# Aim
Extract, in full, the lines below, beginning at the first and ending with the line that contains "(41,231) rectangle (153,272);". Pictures do not belong in the copy.

# Data segment
────────

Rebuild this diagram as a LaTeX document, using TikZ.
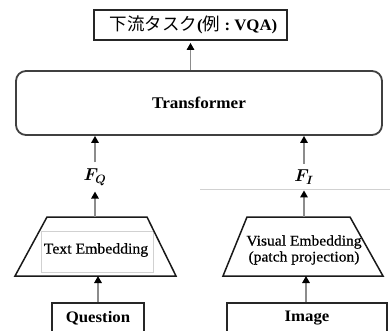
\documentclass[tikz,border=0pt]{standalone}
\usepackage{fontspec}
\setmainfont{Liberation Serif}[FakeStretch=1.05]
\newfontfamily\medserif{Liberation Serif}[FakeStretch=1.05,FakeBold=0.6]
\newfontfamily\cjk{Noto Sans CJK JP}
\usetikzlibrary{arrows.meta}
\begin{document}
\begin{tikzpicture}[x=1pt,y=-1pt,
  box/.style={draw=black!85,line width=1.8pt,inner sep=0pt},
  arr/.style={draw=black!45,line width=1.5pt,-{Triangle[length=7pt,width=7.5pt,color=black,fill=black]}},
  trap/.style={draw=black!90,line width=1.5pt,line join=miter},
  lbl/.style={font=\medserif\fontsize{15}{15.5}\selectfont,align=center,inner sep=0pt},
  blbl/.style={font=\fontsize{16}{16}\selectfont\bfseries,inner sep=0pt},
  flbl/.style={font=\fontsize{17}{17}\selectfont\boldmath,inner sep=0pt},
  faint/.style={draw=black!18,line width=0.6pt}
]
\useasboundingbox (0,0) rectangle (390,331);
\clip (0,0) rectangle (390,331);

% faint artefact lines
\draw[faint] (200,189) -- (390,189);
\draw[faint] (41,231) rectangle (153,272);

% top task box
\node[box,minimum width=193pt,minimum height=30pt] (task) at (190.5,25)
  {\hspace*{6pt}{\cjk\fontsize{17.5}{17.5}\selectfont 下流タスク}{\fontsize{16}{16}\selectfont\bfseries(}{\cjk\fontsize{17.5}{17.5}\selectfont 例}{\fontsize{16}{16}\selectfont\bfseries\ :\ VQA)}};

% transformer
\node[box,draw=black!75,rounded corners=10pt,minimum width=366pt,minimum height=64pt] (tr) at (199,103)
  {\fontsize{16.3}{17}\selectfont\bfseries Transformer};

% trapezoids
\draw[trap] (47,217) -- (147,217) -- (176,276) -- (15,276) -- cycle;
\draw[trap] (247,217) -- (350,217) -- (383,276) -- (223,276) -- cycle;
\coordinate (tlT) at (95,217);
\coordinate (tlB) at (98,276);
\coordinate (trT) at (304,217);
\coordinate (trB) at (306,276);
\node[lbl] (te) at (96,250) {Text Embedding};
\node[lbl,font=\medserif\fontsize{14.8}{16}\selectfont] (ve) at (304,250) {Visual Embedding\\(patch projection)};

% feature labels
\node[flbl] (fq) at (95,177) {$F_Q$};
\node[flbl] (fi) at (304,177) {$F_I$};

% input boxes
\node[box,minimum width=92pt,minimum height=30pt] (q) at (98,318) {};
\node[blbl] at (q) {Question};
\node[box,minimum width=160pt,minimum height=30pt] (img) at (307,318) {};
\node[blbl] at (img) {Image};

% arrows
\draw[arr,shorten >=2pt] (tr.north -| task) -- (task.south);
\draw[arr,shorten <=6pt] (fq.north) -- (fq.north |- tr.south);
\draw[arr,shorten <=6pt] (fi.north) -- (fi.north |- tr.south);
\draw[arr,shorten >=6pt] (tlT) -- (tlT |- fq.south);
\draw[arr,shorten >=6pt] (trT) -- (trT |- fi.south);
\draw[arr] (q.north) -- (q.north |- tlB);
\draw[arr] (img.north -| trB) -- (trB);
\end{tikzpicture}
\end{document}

────────

# Final result
Rebuild this diagram as a LaTeX document, using TikZ.
\documentclass[tikz,border=0pt]{standalone}
\usepackage{fontspec}
\setmainfont{Liberation Serif}[FakeStretch=1.05]
\newfontfamily\medserif{Liberation Serif}[FakeStretch=1.05,FakeBold=0.6]
\newfontfamily\cjk{Noto Sans CJK JP}
\usetikzlibrary{arrows.meta}
\begin{document}
\begin{tikzpicture}[x=1pt,y=-1pt,
  box/.style={draw=black!85,line width=1.8pt,inner sep=0pt},
  arr/.style={draw=black!45,line width=1.5pt,-{Triangle[length=7pt,width=7.5pt,color=black,fill=black]}},
  trap/.style={draw=black!90,line width=1.5pt,line join=miter},
  lbl/.style={font=\medserif\fontsize{15}{15.5}\selectfont,align=center,inner sep=0pt},
  blbl/.style={font=\fontsize{16}{16}\selectfont\bfseries,inner sep=0pt},
  flbl/.style={font=\fontsize{17}{17}\selectfont\boldmath,inner sep=0pt},
  faint/.style={draw=black!18,line width=0.6pt}
]
\useasboundingbox (0,0) rectangle (390,331);
\clip (0,0) rectangle (390,331);

% faint artefact lines
\draw[faint] (200,189) -- (390,189);
\draw[faint] (41,231) rectangle (153,272);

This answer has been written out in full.